The sad truth about most of these awards? They are sponsored by the very group of companies that then become eligible for the awards. There is often little analysis done, and the award is rotated amongst the key supporters of the programme. The winners will mostly be leading organizations that the award-giver has a vested interest in applauding. And the awards ceremonies themselves, as I wrote years back, are just shoulder-rubbing events where people go to see and be seen, a chance to inject glamour into the humdrum of business life. They rarely have any more depth than that.

But I have objections beyond the mere shallowness of the enterprise. First, awards can be used to bestow a false credibility to corporations.

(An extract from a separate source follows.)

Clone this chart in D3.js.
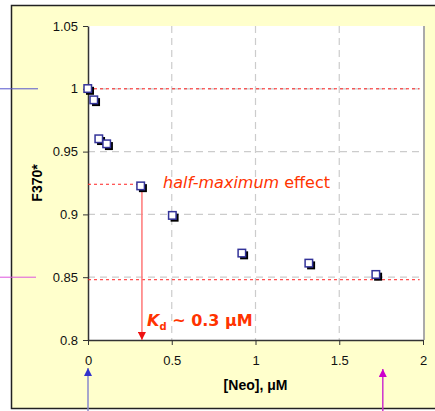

Those who are up to no good are often the most keen to win these awards and get applause for good corporate citizenship. They will parade the awards prominently in their reception areas and on their websites. In some cases they are no more than masks, used to delude potential investors, create frothy feel-good for employees, and distract regulators.

Secondly, what exactly do we award? Success in a given year in a particular achievement? What’s the big deal with that? Anyone can flare like a comet and then burn out. As we’ve seen, companies can be celebrated one year (when they’re booming) and be derided the next (when they’re imploding) for doing exactly the same things. This is because a very significant part of business success comes from sheer luck: being in the right place at the right time. Much short-lived success also comes from exploiting monopolistic positions, or even from outright malfeasance. Do we want to celebrate those things?

My third major objection is this: a good business actually has no need for external awards. They are superfluous. A genuine, sustained track record will tell anyone anything they need to know. A business has three core constituencies: its customers, its employees and its shareholders. All three reward the enterprise (if it deserves it) by sticking with it. Those are the only awards needed: the loyalty of customers, staff and investors. Those awards are given because real value is created in return for the givers. No fancy ceremony is needed, and no winner’s speech.

If the company is duping its customers, pulling a veil over the eyes of its employees and conning its shareholders, however, no trophy cabinet will save it. The end will come. That’s how business works. If you do it right, you survive. If you mess it up, you don’t. We must all learn to look at sustained, honest success achieved over decades, and away from glitzy awards nights.